Arlinn, the Pack’s Hope
The best comparison I saw to this was a weaker Esika’s Chariot, which seems true to me. It’s a higher cost to put in your deck as it’s multicolor and not as reliable as Esika’s Chariot. While this card could be good, it’s too much like Chariot to find a home.
This is part of a bizarre cycle of Mythic rares that seem underpowered for Mythics and not quite Mythic in flavor. Spectral Adversary is a playable spirit, and we got a spirit lord with Patrician Geist. If that becomes a thing, maybe the Adversary sees some play as a support, as it can be played on turn two as an aggressive creature with flash, scale into the game swinging races by phasing out opposing creatures, or protecting creatures from removal. It has a lot of flexibility and potentially enough to slide into a spirits deck as a role player, but it’s not quite the Mythic staple you’d hope for, nor are the others I’ve seen from the cycle thus far.

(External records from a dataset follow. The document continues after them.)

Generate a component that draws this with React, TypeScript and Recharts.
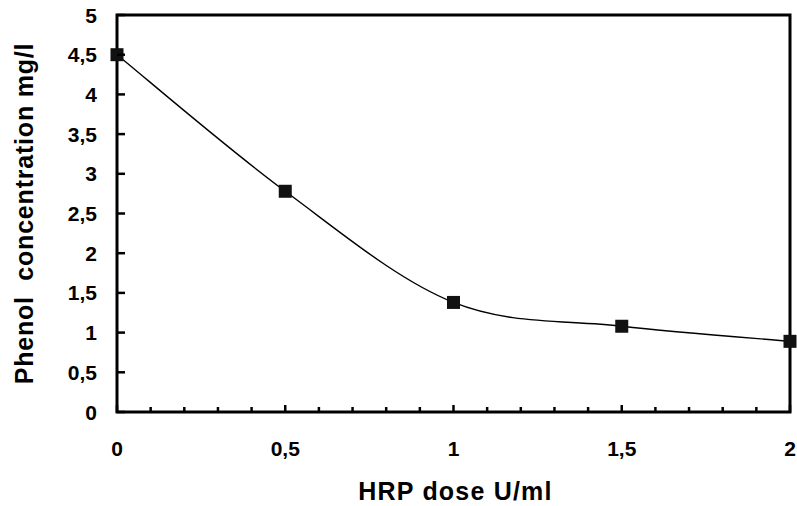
import React from 'react';
import { LineChart, Line, XAxis, YAxis, ReferenceArea, Label } from 'recharts';

// HRP dose (U/ml) vs remaining phenol (mg/l)
const doses = [0, 0.5, 1, 1.5, 2];
const phenol = [4.5, 2.78, 1.38, 1.08, 0.89];

const xTicks = [0, 0.1, 0.2, 0.3, 0.4, 0.5, 0.6, 0.7, 0.8, 0.9, 1, 1.1, 1.2, 1.3, 1.4, 1.5, 1.6, 1.7, 1.8, 1.9, 2];
const yTicks = [0, 0.5, 1, 1.5, 2, 2.5, 3, 3.5, 4, 4.5, 5];

const xTitle = 'HRP dose U/ml';
const yTitle = 'Phenol  concentration mg/l';

const data = doses.map((d, i) => ({ dose: d, phenol: phenol[i] }));

const FONT = '"Liberation Sans", Arial, Helvetica, sans-serif';
const fmt = (v: number) => String(v).replace('.', ',');

// Excel-style smoothed line (Catmull-Rom as cubic bezier)
const excelCurve = (ctx: any) => {
  let pts: number[][] = [];
  return {
    areaStart() {},
    areaEnd() {},
    lineStart() {
      pts = [];
    },
    lineEnd() {
      if (!pts.length) return;
      ctx.moveTo(pts[0][0], pts[0][1]);
      for (let i = 0; i < pts.length - 1; i++) {
        const p0 = pts[Math.max(i - 1, 0)];
        const p1 = pts[i];
        const p2 = pts[i + 1];
        const p3 = pts[Math.min(i + 2, pts.length - 1)];
        ctx.bezierCurveTo(
          p1[0] + (p2[0] - p0[0]) / 6,
          p1[1] + (p2[1] - p0[1]) / 6,
          p2[0] - (p3[0] - p1[0]) / 6,
          p2[1] - (p3[1] - p1[1]) / 6,
          p2[0],
          p2[1]
        );
      }
    },
    point(x: number, y: number) {
      pts.push([+x, +y]);
    },
  };
};

const XTick = (props: any) => {
  const { x, y, payload } = props;
  const v = payload.value;
  const major = Math.abs(v * 2 - Math.round(v * 2)) < 1e-6;
  return (
    <g>
      <line x1={x} x2={x} y1={y} y2={y - (major ? 7 : 5)} stroke="#000" strokeWidth={2.5} />
      {major && (
        <text x={x} y={y + 44} textAnchor="middle" fontFamily={FONT} fontWeight="bold" fontSize={21} fill="#000">
          {fmt(v)}
        </text>
      )}
    </g>
  );
};

const YTick = (props: any) => {
  const { x, y, payload } = props;
  return (
    <g>
      <line x1={x} x2={x + 8} y1={y} y2={y} stroke="#000" strokeWidth={2.5} />
      <text x={x - 20} y={y + 7.5} textAnchor="end" fontFamily={FONT} fontWeight="bold" fontSize={21} fill="#000">
        {fmt(payload.value)}
      </text>
    </g>
  );
};

const Square = (props: any) => {
  const { cx, cy } = props;
  if (cx == null || cy == null) return null;
  return <rect x={cx - 6.5} y={cy - 6.5} width={13} height={13} fill="#111" />;
};

export default function App() {
  return (
    <div style={{ width: 797, height: 506, background: '#fff' }}>
      <style>{'body{margin:0}'}</style>
      <LineChart width={797} height={506} data={data} margin={{ top: 15, right: 7, left: 0, bottom: 0 }}>
        <XAxis
          dataKey="dose"
          type="number"
          domain={[0, 2]}
          ticks={xTicks}
          interval={0}
          height={94}
          axisLine={false}
          tickLine={false}
          tickSize={0}
          tickMargin={0}
          tick={<XTick />}
        >
          <Label
            content={(p: any) => {
              const vb = p.viewBox;
              return (
                <text
                  x={vb.x + vb.width / 2 + 2}
                  y={vb.y + 88}
                  textAnchor="middle"
                  fontFamily={FONT}
                  fontWeight="bold"
                  fontSize={25}
                  letterSpacing={1.2}
                  fill="#000"
                >
                  {xTitle}
                </text>
              );
            }}
          />
        </XAxis>
        <YAxis
          type="number"
          domain={[0, 5]}
          ticks={yTicks}
          interval={0}
          width={117}
          axisLine={false}
          tickLine={false}
          tickSize={0}
          tickMargin={0}
          tick={<YTick />}
        >
          <Label
            content={(p: any) => {
              const vb = p.viewBox;
              const cx = 33;
              const cy = vb.y + vb.height / 2;
              return (
                <text
                  x={cx}
                  y={cy}
                  transform={`rotate(-90 ${cx} ${cy})`}
                  textAnchor="middle"
                  fontFamily={FONT}
                  fontWeight="bold"
                  fontSize={25}
                  letterSpacing={0.8}
                  fill="#000"
                  style={{ whiteSpace: 'pre' }}
                >
                  {yTitle}
                </text>
              );
            }}
          />
        </YAxis>
        <ReferenceArea x1={0} x2={2} y1={0} y2={5} fill="none" stroke="#000" strokeWidth={3} />
        <Line
          dataKey="phenol"
          type={excelCurve as any}
          stroke="#000"
          strokeWidth={1.4}
          dot={<Square />}
          activeDot={false}
          isAnimationActive={false}
        />
      </LineChart>
    </div>
  );
}
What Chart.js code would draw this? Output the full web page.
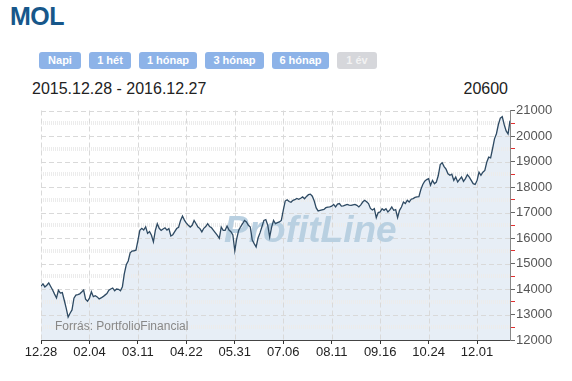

This looks like a very nice creature. Essentially a 4/3 Vigilance for 2G that provides value when it enters the battlefield. While this isn’t going to snowball a game on its own like Tireless Tracker, Briarbridge Tracker is a nice three-drop for green, There is tension between sacrificing your clue to find more action and keeping the tracker large, but this will stay big with Ranger Class tokens and Esika’s Chariot tokens. Speaking of Chariot, it plays nicely with Tracker as it can both crew it and provide a target for the Chariot’s ability in the form of a Clue, which can be converted into raw card advantage. This is a solid card I can’t wait to play.
If I had to pick three cards I’m excited to get my hands on, it’s Poppet Stitcher, Briarbridge Tracker, and Moonveil Regent. While I don’t think Moonveil is the highest power level, it seems like the most interesting to try and play. The other two just seem like strong cards.